How An Independent Film Is Sold
Here is an example: Film A cost $50,000 to make. If the film appears to
be highly marketable, several sales agents may want to represent it and the production company may find a bidding war develops between sales agents willing to pay for the rights to sell the film. This is rare with micro and low budget projects, which are often taken by a sales agent with no upfront payment and the negotiation of a substantial sales commission.

The production company gives Film A to a sales agent to sell. The sales agent meets with distributors from many countries regarding Film A. Distributors from England, Germany, and France love Film A and want to buy rights to a full theatrical and DVD release. The English distributor pays $45,000, the French distributor pays $35,000, and the German distributor pays $40,000.

The distributor from the USA offers $30,000 for DVD only. In total, the sales agent has just made $150,000 for the film. He takes his percentage (usually 15%–35% of all sales, plus ‘costs’), which (at 20%) is $30k. Let’s assume modest costs of $10k to cover flights to film markets and $5k for meager marketing costs, leaving around $105,000 for the production company.

The production company made the film for $50,000 in hard equity, but has ‘deferments’ (money owed for labor provided by cast and crew, aka ‘sweat equity’) of $45,000. The deferments are paid back and the investors are reimbursed their $50,000, plus $10,000 to cover a pre-negotiated 20% interest on the money they contributed.

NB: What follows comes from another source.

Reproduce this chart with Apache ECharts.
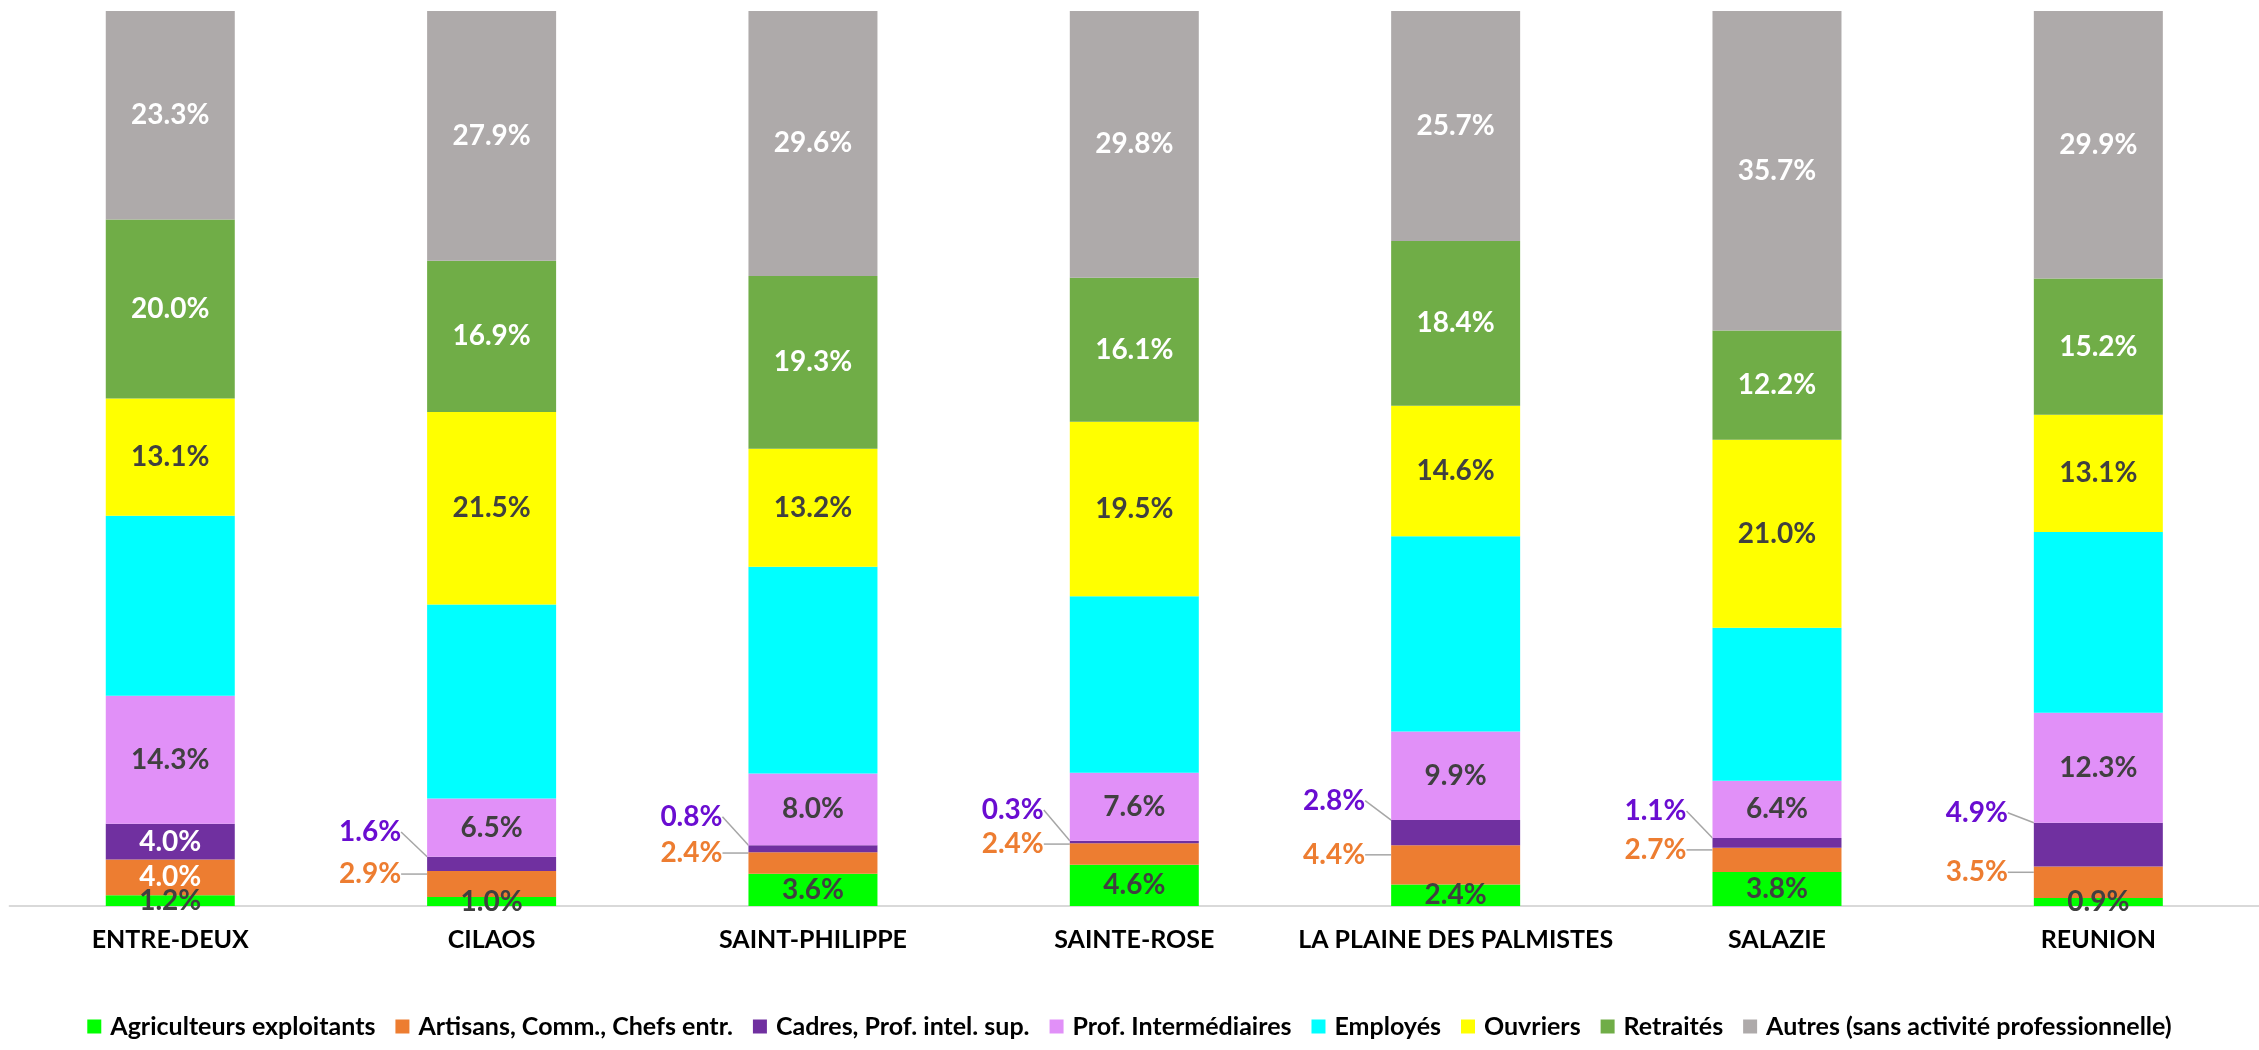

Once the deferments and investors are reimbursed, the producers, investors, and anyone else who owns a share in the film can start making a profit. Fees, interests, and costs vary as they are all negotiated on a per film basis.

It is important to note that even though $150,000 has been paid for
a film that only cost $50,000 in hard equity to make, the project has still
only just broken even financially. No profit has been made other than the
cast and crews up-front fees and the interest for the investors.

This is a pretty common scenario for independent film. If the sales agent made a solid deal with the distributors, the production company will get a percentage of movie ticket and DVD sales in each country. However, with a small budget and lack of star names, the distribution rights on our sample film were probably sold for a one-time fee.